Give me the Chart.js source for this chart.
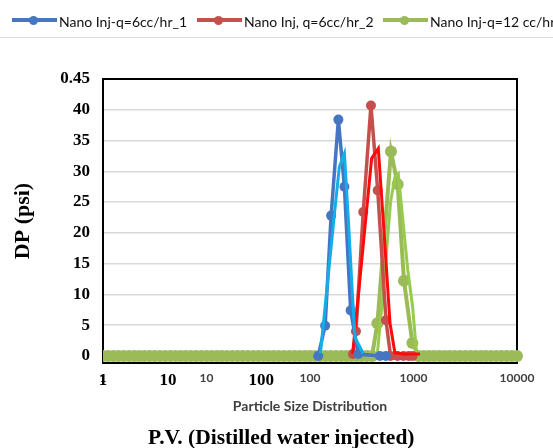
<!DOCTYPE html>
<html>
<head>
<meta charset="utf-8">
<script src="https://cdn.jsdelivr.net/npm/chart.js@4.4.1/dist/chart.umd.min.js"></script>
<style>
  html, body { margin: 0; padding: 0; background: #fff; }
  #wrap { position: relative; width: 553px; height: 448px; overflow: hidden; }
  #chart { position: absolute; left: 0; top: 0; }
  #legend { position: absolute; left: 0; top: 0; width: 553px; height: 37px; border-bottom: 1px solid #dadada;
            white-space: nowrap; overflow: hidden; font: 14px Lato, sans-serif; color: #111; }
  .item { position: absolute; top: 12px; height: 18px; display: flex; align-items: center; }
  .swatch { position: relative; width: 45px; height: 18px; margin-right: 2px; flex: none; }
  .swatch .ln { position: absolute; left: 0; right: 0; top: 6px; height: 4px; }
  .swatch .dot { position: absolute; left: 17px; top: 3.5px; width: 9px; height: 9px; border-radius: 50%; }
  #pvTitle { position: absolute; left: 148px; top: 424px; font: bold 21.5px "Liberation Serif", serif; line-height: 26px; color: #000; white-space: nowrap; }
</style>
</head>
<body>
<div id="wrap">
  <canvas id="chart" width="553" height="448"></canvas>
  <div id="legend"></div>
  <div id="pvTitle">P.V. (Distilled water injected)</div>
</div>
<script>
// axis ticks
const sizeTicks = [1, 10, 100, 1000, 10000];
const sizeTickLabels = ['1', '10', '100', '1000', '10000'];
const dpMin = -1.15;
const dpMax = 45;
const dpTicks = [0, 5, 10, 15, 20, 25, 30, 35, 40, 45];
const dpTickLabels = ['0', '5', '10', '15', '20', '25', '30', '35', '40', '0.45'];
const pvTickLabels = ['1', '10', '100'];
const pvTickAt = [0, 0.157, 0.382]; // spots of the old P.V. labels along the frame

// Nano Inj-q=6cc/hr_1 (markers) and its plain overlay
const blueSize = [120, 140, 160, 188, 215, 247, 293, 474, 540];
const blueDp   = [0, 4.9, 22.8, 38.4, 27.5, 7.4, 0.3, 0, 0];
const cyanSize = [126, 150, 172, 192, 215, 235, 255, 272, 327];
const cyanDp   = [0.4, 13, 23, 30.7, 32.9, 22, 11, 3, 0.4];

// Nano Inj, q=6cc/hr_2
const redSize = [260, 278, 327, 388, 451, 542, 600, 700, 800, 900, 980];
const redDp   = [0.3, 4, 23.4, 40.7, 26.9, 5.8, 0, 0, 0, 0, 0];
const brightRedSize = [258, 300, 340, 394, 457, 520, 593, 661, 800, 1157];
const brightRedDp   = [0.3, 11.5, 21, 32.1, 33.7, 20, 5.3, 0.5, 0.3, 0.3];

// Nano Inj-q=12 cc/hr
const greenSize = [1, 1.12, 1.26, 1.41, 1.58, 1.78, 2, 2.24, 2.51, 2.82, 3.16, 3.55, 3.98, 4.47, 5.01, 5.62, 6.31, 7.08, 7.94, 8.91,
  10, 11.2, 12.6, 14.1, 15.8, 17.8, 20, 22.4, 25.1, 28.2, 31.6, 35.5, 39.8, 44.7, 50.1, 56.2, 63.1, 70.8, 79.4, 89.1,
  100, 112, 126, 141, 158, 178, 200, 224, 251, 282, 316, 355, 398, 448, 606, 703, 809, 975,
  1120, 1260, 1410, 1580, 1780, 2000, 2240, 2510, 2820, 3160, 3550, 3980, 4470, 5010, 5620, 6310, 7080, 7940, 8910, 10000];
const greenDp = [0, 0, 0, 0, 0, 0, 0, 0, 0, 0, 0, 0, 0, 0, 0, 0, 0, 0, 0, 0,
  0, 0, 0, 0, 0, 0, 0, 0, 0, 0, 0, 0, 0, 0, 0, 0, 0, 0, 0, 0,
  0, 0, 0, 0, 0, 0, 0, 0, 0, 0, 0, 0, 0, 5.3, 33.2, 27.9, 12.2, 2.1,
  0, 0, 0, 0, 0, 0, 0, 0, 0, 0, 0, 0, 0, 0, 0, 0, 0, 0, 0, 0];
const limeSize = [447, 520, 600, 660, 713, 790, 880, 980, 1070];
const limeDp   = [0.3, 12, 25, 29, 29.6, 22, 14, 8, 0.5];

const pts = (xs, ys) => xs.map((x, i) => ({x: x, y: ys[i]}));

const frame = {
  id: 'frame',
  beforeDatasetsDraw(chart) {
    const {ctx, chartArea: a} = chart;
    ctx.save();
    ctx.strokeStyle = '#000';
    ctx.lineWidth = 2;
    ctx.strokeRect(a.left, a.top, a.right - a.left, a.bottom - a.top);
    ctx.restore();
  }
};

const chart = new Chart(document.getElementById('chart'), {
  type: 'line',
  data: {
    datasets: [
      {
        label: 'overlay_1', data: pts(cyanSize, cyanDp), order: 1, xAxisID: 'x', yAxisID: 'y',
        borderColor: '#12AEEA', borderWidth: 3, pointRadius: 0
      },
      {
        label: 'Nano Inj-q=6cc/hr_1', legend: true, data: pts(blueSize, blueDp), order: 2, xAxisID: 'x', yAxisID: 'y',
        borderColor: '#4676C2', backgroundColor: '#4676C2', borderWidth: 3.5,
        pointRadius: 5, pointBackgroundColor: '#4676C2', pointBorderWidth: 0
      },
      {
        label: 'overlay_2', data: pts(brightRedSize, brightRedDp), order: 3, xAxisID: 'x', yAxisID: 'y',
        borderColor: '#FF0A0A', borderWidth: 3, pointRadius: 0
      },
      {
        label: 'Nano Inj, q=6cc/hr_2', legend: true, data: pts(redSize, redDp), order: 4, xAxisID: 'x', yAxisID: 'y',
        borderColor: '#C4504D', backgroundColor: '#C4504D', borderWidth: 3.5,
        pointRadius: 5, pointBackgroundColor: '#C4504D', pointBorderWidth: 0
      },
      {
        label: 'overlay_3', data: pts(limeSize, limeDp), order: 5, xAxisID: 'x', yAxisID: 'y',
        borderColor: '#96CB4E', borderWidth: 3, pointRadius: 0
      },
      {
        label: 'Nano Inj-q=12 cc/hr', legend: true, data: pts(greenSize, greenDp), order: 6, xAxisID: 'x', yAxisID: 'y',
        borderColor: '#9BBB59', backgroundColor: '#9BBB59', borderWidth: 4,
        segment: { borderWidth: c => (c.p0.parsed.y === 0 && c.p1.parsed.y === 0 ? 8 : 4) },
        pointRadius: 6, pointBackgroundColor: '#9BBB59', pointBorderWidth: 0,
        clip: {left: 0, right: 6, top: 0, bottom: 0}
      }
    ]
  },
  options: {
    responsive: false,
    animation: false,
    layout: { padding: { top: 79, right: 36, left: 0, bottom: 0 } },
    plugins: { legend: { display: false }, tooltip: { enabled: false } },
    elements: { line: { tension: 0 } },
    scales: {
      x: {
        type: 'logarithmic', position: 'bottom', weight: 1, min: 1, max: 10000,
        grid: { display: false, drawTicks: false }, border: { display: false },
        afterFit: s => { s.height = 85; },
        afterBuildTicks: s => { s.ticks = sizeTicks.map(v => ({value: v})); },
        ticks: {
          autoSkip: false, maxRotation: 0, padding: 8, color: '#404040',
          font: { family: 'Lato, sans-serif', size: 12, weight: 'bold' },
          callback: (v, i) => sizeTickLabels[i]
        },
        title: {
          display: true, text: 'Particle Size Distribution', color: '#404040',
          font: { family: 'Lato, sans-serif', size: 14, weight: 'bold' },
          padding: { top: 0, bottom: 33 }
        }
      },
      pv: {
        type: 'linear', axis: 'x', position: { y: dpMin }, min: 0, max: 1, display: true,
        grid: { display: false, drawTicks: false }, border: { display: false },
        afterFit: s => { s.height = 0; },
        afterBuildTicks: s => { s.ticks = pvTickAt.map(v => ({value: v})); },
        ticks: {
          autoSkip: false, maxRotation: 0, padding: 7, color: '#000',
          font: { family: '"Liberation Serif", serif', size: 17, weight: 'bold' },
          callback: (v, i) => pvTickLabels[i]
        }
      },
      y: {
        type: 'linear', position: 'left', min: dpMin, max: dpMax,
        afterFit: s => { s.width = 103; },
        afterBuildTicks: s => { s.ticks = dpTicks.map(v => ({value: v})); },
        grid: { color: '#d9d9d9', lineWidth: 1.5, drawTicks: false }, border: { display: false },
        ticks: {
          autoSkip: false, padding: 13, color: '#000',
          font: { family: '"Liberation Serif", serif', size: 17, weight: 'bold' },
          callback: (v, i) => dpTickLabels[i]
        },
        title: {
          display: true, text: 'DP (psi)', color: '#000',
          font: { family: '"Liberation Serif", serif', size: 22, weight: 'bold' },
          padding: { top: 10, bottom: 0 }
        }
      }
    }
  },
  plugins: [frame]
});

// legend row across the top, cut off at the right edge like the source
const legendLeft = [12, 197, 383];
const legendBox = document.getElementById('legend');
chart.data.datasets.filter(d => d.legend).forEach((d, i) => {
  const item = document.createElement('div');
  item.className = 'item';
  item.style.left = legendLeft[i] + 'px';
  item.innerHTML = '<span class="swatch"><span class="ln"></span><span class="dot"></span></span><span></span>';
  item.querySelector('.ln').style.background = d.borderColor;
  item.querySelector('.dot').style.background = d.borderColor;
  item.lastChild.textContent = d.label;
  legendBox.appendChild(item);
});
</script>
</body>
</html>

+++

### AIM OF THE EXERCISE
Select every line of the material above holding the word "source" and copy it.

### EXERCISE ANSWER
Give me the Chart.js source for this chart.
// legend row across the top, cut off at the right edge like the source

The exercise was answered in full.